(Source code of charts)

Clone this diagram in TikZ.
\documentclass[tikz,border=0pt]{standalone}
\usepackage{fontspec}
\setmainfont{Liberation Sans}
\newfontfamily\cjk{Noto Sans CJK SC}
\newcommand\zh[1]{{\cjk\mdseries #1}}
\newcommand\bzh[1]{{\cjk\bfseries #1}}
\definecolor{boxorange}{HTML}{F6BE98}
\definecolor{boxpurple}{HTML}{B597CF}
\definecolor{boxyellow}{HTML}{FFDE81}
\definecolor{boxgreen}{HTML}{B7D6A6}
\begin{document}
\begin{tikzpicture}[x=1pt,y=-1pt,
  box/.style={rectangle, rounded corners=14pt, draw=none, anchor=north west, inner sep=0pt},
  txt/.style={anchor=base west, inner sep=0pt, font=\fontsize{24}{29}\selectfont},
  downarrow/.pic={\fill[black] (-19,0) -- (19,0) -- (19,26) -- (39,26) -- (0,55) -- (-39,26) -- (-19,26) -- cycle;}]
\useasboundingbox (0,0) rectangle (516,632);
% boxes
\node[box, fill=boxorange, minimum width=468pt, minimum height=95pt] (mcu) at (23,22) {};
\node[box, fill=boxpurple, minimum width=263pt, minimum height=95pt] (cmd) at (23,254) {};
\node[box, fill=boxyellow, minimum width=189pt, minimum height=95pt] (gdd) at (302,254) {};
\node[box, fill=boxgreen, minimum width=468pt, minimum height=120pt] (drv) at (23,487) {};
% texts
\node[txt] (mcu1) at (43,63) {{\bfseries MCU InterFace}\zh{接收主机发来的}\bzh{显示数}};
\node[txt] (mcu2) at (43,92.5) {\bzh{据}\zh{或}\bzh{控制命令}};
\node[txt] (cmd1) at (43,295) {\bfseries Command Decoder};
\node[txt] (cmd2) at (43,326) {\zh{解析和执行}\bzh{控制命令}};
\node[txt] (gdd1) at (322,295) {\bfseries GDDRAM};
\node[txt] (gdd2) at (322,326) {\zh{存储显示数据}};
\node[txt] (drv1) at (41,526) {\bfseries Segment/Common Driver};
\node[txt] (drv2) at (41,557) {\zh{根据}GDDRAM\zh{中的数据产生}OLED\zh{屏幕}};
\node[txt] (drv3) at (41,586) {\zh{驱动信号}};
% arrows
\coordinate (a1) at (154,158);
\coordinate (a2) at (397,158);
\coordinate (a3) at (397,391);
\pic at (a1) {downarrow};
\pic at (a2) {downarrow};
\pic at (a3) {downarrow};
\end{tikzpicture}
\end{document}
--
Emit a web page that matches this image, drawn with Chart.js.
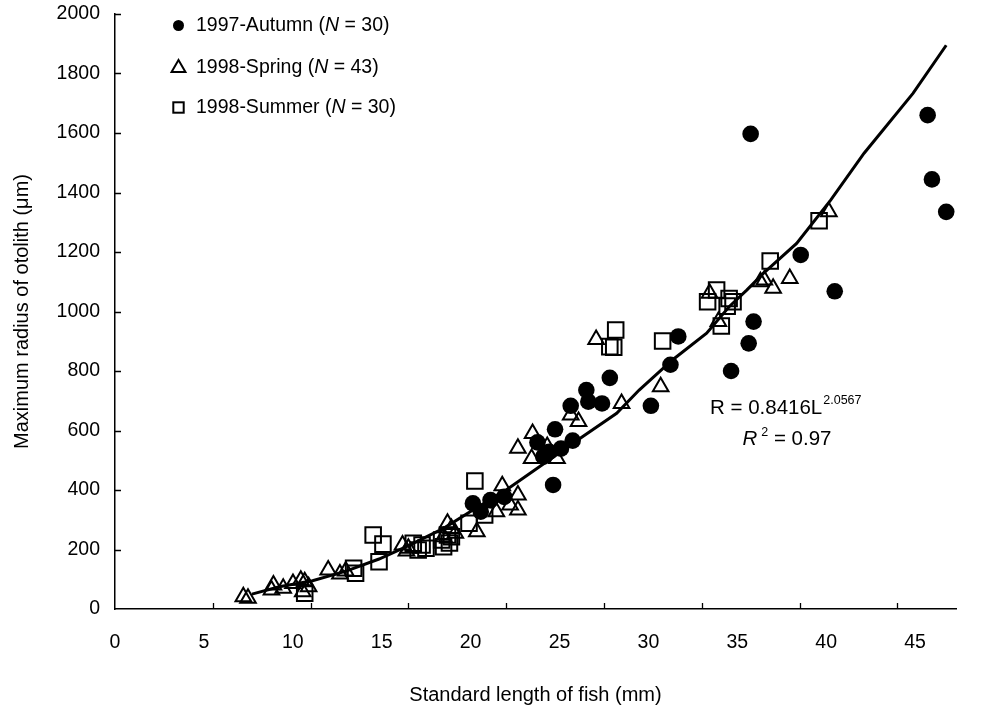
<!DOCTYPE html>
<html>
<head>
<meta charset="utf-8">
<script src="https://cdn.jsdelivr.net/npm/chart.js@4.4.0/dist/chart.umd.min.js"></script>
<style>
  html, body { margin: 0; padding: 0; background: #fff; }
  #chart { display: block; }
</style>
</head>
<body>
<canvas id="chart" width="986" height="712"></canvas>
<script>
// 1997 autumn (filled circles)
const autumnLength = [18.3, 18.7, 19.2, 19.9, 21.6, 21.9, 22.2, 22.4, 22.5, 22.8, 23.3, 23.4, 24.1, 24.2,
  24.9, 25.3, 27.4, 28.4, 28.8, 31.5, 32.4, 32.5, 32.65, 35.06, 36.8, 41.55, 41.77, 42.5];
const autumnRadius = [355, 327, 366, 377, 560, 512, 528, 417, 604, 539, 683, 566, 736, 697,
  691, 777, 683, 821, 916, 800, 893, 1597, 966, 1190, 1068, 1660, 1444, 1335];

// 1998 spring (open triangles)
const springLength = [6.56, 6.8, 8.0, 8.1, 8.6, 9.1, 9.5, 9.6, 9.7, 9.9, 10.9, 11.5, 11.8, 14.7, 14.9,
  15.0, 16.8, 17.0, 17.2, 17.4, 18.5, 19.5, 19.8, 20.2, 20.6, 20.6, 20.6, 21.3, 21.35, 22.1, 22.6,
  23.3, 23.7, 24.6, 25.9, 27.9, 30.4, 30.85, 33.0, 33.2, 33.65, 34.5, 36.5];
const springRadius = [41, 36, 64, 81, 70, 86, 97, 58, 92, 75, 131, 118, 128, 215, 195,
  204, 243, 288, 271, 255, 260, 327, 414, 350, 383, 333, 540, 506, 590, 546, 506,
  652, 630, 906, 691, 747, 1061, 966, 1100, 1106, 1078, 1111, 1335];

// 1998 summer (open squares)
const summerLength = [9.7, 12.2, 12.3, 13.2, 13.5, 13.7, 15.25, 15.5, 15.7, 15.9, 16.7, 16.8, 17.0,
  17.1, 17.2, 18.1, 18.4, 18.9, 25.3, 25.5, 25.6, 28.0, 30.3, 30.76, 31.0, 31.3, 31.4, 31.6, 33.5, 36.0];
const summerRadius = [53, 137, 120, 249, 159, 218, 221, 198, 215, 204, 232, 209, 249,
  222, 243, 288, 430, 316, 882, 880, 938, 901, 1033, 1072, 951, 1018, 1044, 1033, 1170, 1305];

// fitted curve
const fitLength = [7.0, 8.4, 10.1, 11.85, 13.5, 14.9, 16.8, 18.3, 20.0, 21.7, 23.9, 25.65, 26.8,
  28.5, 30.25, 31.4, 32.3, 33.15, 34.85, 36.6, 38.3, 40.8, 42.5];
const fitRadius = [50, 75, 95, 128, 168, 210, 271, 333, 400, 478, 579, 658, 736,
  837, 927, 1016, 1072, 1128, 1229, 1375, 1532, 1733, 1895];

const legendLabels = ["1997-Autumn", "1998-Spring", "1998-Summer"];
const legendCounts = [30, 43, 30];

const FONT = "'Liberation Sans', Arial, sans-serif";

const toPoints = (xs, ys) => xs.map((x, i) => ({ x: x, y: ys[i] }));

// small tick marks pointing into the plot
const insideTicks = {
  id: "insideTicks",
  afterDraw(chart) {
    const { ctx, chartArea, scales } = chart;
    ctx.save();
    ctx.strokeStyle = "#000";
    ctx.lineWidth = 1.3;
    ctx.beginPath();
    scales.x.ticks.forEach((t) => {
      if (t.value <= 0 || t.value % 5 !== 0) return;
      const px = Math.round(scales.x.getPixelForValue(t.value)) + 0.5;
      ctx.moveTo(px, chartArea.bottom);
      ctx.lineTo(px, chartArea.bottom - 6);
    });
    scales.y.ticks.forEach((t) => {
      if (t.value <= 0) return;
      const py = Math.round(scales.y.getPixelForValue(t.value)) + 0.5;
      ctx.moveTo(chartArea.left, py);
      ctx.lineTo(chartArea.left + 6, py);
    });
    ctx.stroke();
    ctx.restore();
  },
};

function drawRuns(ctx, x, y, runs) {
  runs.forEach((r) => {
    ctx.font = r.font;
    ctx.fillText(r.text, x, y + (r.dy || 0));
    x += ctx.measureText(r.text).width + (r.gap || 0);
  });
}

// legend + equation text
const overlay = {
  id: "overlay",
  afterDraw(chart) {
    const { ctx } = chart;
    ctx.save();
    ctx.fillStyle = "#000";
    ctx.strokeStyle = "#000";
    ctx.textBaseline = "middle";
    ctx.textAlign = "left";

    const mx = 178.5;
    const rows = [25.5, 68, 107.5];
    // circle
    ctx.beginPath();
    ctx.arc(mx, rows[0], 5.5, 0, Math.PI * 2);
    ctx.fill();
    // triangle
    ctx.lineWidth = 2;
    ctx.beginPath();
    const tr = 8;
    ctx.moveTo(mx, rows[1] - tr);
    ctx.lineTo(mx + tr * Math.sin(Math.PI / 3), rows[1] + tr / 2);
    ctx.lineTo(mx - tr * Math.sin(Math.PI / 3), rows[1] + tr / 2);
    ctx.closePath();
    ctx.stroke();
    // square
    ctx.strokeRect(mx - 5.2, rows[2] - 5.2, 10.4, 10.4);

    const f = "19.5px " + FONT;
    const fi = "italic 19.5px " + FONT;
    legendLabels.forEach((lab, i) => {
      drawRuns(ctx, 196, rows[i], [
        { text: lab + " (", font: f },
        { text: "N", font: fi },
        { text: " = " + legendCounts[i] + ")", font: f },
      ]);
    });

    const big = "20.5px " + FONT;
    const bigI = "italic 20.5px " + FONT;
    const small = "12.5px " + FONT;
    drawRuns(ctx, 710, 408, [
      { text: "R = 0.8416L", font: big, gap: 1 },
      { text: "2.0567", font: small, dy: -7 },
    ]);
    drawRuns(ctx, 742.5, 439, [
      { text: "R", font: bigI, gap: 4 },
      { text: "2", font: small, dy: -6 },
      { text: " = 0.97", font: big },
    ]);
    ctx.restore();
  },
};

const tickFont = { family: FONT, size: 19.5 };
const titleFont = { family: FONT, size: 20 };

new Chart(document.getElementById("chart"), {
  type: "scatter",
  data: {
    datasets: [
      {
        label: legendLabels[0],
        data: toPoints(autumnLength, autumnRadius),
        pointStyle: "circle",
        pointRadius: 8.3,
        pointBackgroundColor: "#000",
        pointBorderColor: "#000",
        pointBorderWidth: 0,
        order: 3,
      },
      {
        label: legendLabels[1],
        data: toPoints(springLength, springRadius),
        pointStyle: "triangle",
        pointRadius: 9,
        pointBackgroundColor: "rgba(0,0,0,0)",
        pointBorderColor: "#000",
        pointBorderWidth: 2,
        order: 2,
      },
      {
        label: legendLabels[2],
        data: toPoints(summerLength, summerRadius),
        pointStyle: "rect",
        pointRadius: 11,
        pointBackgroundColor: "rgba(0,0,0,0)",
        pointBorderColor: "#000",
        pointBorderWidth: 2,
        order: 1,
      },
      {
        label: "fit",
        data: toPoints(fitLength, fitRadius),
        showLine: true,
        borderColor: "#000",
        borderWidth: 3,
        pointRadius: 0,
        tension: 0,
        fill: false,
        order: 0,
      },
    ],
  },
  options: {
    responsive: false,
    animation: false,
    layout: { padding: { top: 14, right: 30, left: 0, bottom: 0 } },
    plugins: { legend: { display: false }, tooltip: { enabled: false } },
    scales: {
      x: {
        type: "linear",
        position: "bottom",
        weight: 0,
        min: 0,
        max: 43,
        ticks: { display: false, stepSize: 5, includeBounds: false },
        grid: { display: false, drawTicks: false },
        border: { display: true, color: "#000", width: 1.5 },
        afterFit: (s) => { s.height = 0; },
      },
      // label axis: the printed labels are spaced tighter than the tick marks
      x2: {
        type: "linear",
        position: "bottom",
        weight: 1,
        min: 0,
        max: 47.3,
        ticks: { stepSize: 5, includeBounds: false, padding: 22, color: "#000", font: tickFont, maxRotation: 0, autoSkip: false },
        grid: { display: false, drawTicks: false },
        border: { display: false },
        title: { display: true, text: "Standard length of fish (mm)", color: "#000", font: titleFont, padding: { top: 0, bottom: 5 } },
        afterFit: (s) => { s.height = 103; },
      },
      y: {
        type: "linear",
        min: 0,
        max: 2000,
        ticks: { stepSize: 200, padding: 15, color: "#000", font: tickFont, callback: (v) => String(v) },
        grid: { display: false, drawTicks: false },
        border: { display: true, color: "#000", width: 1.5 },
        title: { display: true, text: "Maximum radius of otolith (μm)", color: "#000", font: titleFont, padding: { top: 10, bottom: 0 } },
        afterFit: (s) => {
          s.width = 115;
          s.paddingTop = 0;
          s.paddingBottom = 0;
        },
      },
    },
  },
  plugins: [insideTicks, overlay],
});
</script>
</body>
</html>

Exercise task.
In the listing above, find the line containing "Emit a web page" and the line containing "1660, 1444, 1335];", then write out both of them and every line between, exactly, with no pictures.

The completed task.
Emit a web page that matches this image, drawn with Chart.js.
<!DOCTYPE html>
<html>
<head>
<meta charset="utf-8">
<script src="https://cdn.jsdelivr.net/npm/chart.js@4.4.0/dist/chart.umd.min.js"></script>
<style>
  html, body { margin: 0; padding: 0; background: #fff; }
  #chart { display: block; }
</style>
</head>
<body>
<canvas id="chart" width="986" height="712"></canvas>
<script>
// 1997 autumn (filled circles)
const autumnLength = [18.3, 18.7, 19.2, 19.9, 21.6, 21.9, 22.2, 22.4, 22.5, 22.8, 23.3, 23.4, 24.1, 24.2,
  24.9, 25.3, 27.4, 28.4, 28.8, 31.5, 32.4, 32.5, 32.65, 35.06, 36.8, 41.55, 41.77, 42.5];
const autumnRadius = [355, 327, 366, 377, 560, 512, 528, 417, 604, 539, 683, 566, 736, 697,
  691, 777, 683, 821, 916, 800, 893, 1597, 966, 1190, 1068, 1660, 1444, 1335];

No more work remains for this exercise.